This is what a political earthquake looks like. Until the publication of Lord Ashcroft’s Scottish constituency polls this morning, there were some who doubted whether the SNP could win as many seats as the national polls implied. Even in the post-referendum world, could it really overturn Labour’s elephantine majorities in Glasgow and elsewhere? The answer from Ashcroft is clear: yes, it can.
The Conservative peer’s poll, one of the most extraordinary ever published, found an average swing of 25.4 per cent to the SNP in the 14 Labour seats polled, 13 of which would be lost. Only the likeable Willie Bain, who represents Glasgow North East, would survive, with his majority tumbling from 54 per cent to 7 per cent.

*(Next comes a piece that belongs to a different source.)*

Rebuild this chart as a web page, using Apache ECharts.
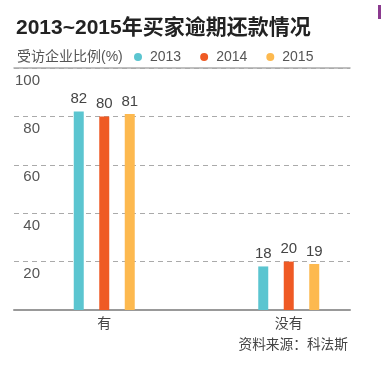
<!DOCTYPE html>
<html>
<head>
<meta charset="utf-8">
<script src="https://cdn.jsdelivr.net/npm/echarts@6/dist/echarts.min.js"></script>
<style>
html,body{margin:0;padding:0;background:#fff;}
#chart{width:381px;height:369px;}
</style>
</head>
<body>
<div id="chart"></div>
<script>
var categories = ['有', '没有'];
var seriesNames = ['2013', '2014', '2015'];
var values2013 = [82, 18];
var values2014 = [80, 20];
var values2015 = [81, 19];
var colors = ['#5BC5D0', '#EF5A24', '#FDB94F'];
var yTicks = { min: 0, max: 100, interval: 20 };

var FONT = "'Liberation Sans', 'Noto Sans CJK SC', sans-serif";
var chart = echarts.init(document.getElementById('chart'), null, { renderer: 'canvas' });

function barSeries(name, data, color) {
  return {
    name: name,
    type: 'bar',
    xAxisIndex: 2,
    yAxisIndex: 1,
    data: data,
    barWidth: 10,
    barGap: '155%',
    itemStyle: { color: color },
    label: {
      show: true,
      position: 'top',
      distance: 5,
      fontSize: 15,
      fontFamily: FONT,
      color: '#444'
    }
  };
}

var option = {
  animation: false,
  backgroundColor: '#fff',
  title: [
    {
      text: '2013~2015年买家逾期还款情况',
      left: 16, top: 18, padding: 0,
      textStyle: { fontSize: 21, fontWeight: 'bold', color: '#222', fontFamily: FONT }
    },
    {
      text: '受访企业比例(%)',
      left: 17, top: 50, padding: 0,
      textStyle: { fontSize: 14, fontWeight: 'normal', color: '#555', fontFamily: FONT }
    },
    {
      text: '资料来源：科法斯',
      right: 33, top: 338, padding: 0,
      textStyle: { fontSize: 13.7, fontWeight: 'normal', color: '#444', fontFamily: FONT }
    }
  ],
  legend: {
    data: seriesNames,
    left: 134, top: 50, padding: 0,
    icon: 'circle', itemWidth: 8, itemHeight: 8, itemGap: 19,
    textStyle: { fontSize: 14, color: '#555', fontFamily: FONT, padding: [0, 0, 0, 3] }
  },
  grid: [
    { left: 14, right: 31, top: 68, bottom: 59 },
    { left: 12, right: 0, top: 68, bottom: 59 }
  ],
  xAxis: [
    {
      type: 'category', gridIndex: 0, position: 'bottom', data: categories,
      axisLine: { show: true, lineStyle: { color: '#999', width: 2 } },
      axisTick: { show: false }, axisLabel: { show: false }, splitLine: { show: false }
    },
    {
      type: 'category', gridIndex: 0, position: 'top', data: categories,
      axisLine: { show: true, lineStyle: { color: '#aaa', width: 1.5 } },
      axisTick: { show: false }, axisLabel: { show: false }, splitLine: { show: false }
    },
    {
      type: 'category', gridIndex: 1, position: 'bottom', data: categories,
      axisLine: { show: false }, axisTick: { show: false },
      axisLabel: { margin: 7, fontSize: 14, color: '#444', fontFamily: FONT }
    }
  ],
  yAxis: [
    {
      type: 'value', gridIndex: 0, min: yTicks.min, max: yTicks.max, interval: yTicks.interval,
      axisLine: { show: false }, axisTick: { show: false },
      axisLabel: {
        inside: true, align: 'right', margin: 26, verticalAlign: 'top',
        padding: [5, 0, 0, 0], showMinLabel: false,
        fontSize: 15, color: '#555', fontFamily: FONT
      },
      splitLine: { show: true, lineStyle: { color: '#aaa', type: [5, 4], width: 1 } }
    },
    {
      type: 'value', gridIndex: 1, min: yTicks.min, max: yTicks.max, interval: yTicks.interval,
      show: false
    }
  ],
  graphic: [
    { type: 'rect', right: 0, top: 5, shape: { width: 3, height: 14 }, style: { fill: '#8B3A8F' } }
  ],
  series: [
    barSeries(seriesNames[0], values2013, colors[0]),
    barSeries(seriesNames[1], values2014, colors[1]),
    barSeries(seriesNames[2], values2015, colors[2])
  ]
};
chart.setOption(option);
</script>
</body>
</html>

The rest, including shadow foreign secretary Douglas Alexander (majority: 16,614) and shadow Scottish secretary Margaret Curran (11,840), would be out. As in 2011, when it won a majority at Holyrood (an outcome the election system was designed to prevent), the SNP has once again redefined the impossible as possible.
This is what a political earthquake looks like.
For Labour, the results put paid to any lingering hope of a majority. Were the party to lose half of its 40 Scottish MPs (which would now be considered a success), it would need to make net gains of 88 in England and Wales to secure an overall victory: an unachievable feat.
“Our biggest opponent is time,” one Scottish Labour MP told me recently. Ashcroft’s poll confirms this assessment. The surge in support for the SNP is of an epochal kind that takes a generation to unwind. The sight of Labour campaigning with “the effing Tories” in defence of the Union has, as Gordon Brown feared, permanently tarnished its brand.
One shadow cabinet member compared it to the betrayal a partner feels after an affair. Ashcroft’s poll, concentrated in pro-independence areas, confirms that those Labour supporters who voted Yes (“Red Nats”) have transferred their affections to the SNP. Labour’s cry that nationalist gains will allow the Tories back in has little purchase when the two parties are viewed as part of a common enemy.
In these conditions, there is little that Jim Murphy and Ed Miliband can do. Those who have fundamentally turned against Labour will not be assuaged by any policy offer, however radical, or any leader, however appealing. The migration away from the party is a cultural phenomenon that no politician can hope to control.
In these conditions, there is little that Jim Murphy and Ed Miliband can do.
Among the gloom, there are some shards of light for Labour. As Ashcroft notes: “The Labour majorities in some of these seats are such that even a swing of this magnitude has not put the SNP far ahead – for example, just three points in Glasgow South West and Coatbridge, Chryston & Bellshill, and six points in Glasgow North West.”
Two-thirds of defectors from Labour to the SNP rule out returning, meaning that around a third are open to persuasion. One MP predicts that “Douglas will pull the gap back in his seat” and that “better ground campaigning might save some more in Glasgow and Lanarskhire”.
But Labour, for so long hegemonic north of the border, faces an unambiguously grim fate in Scotland. The only question now is how grim.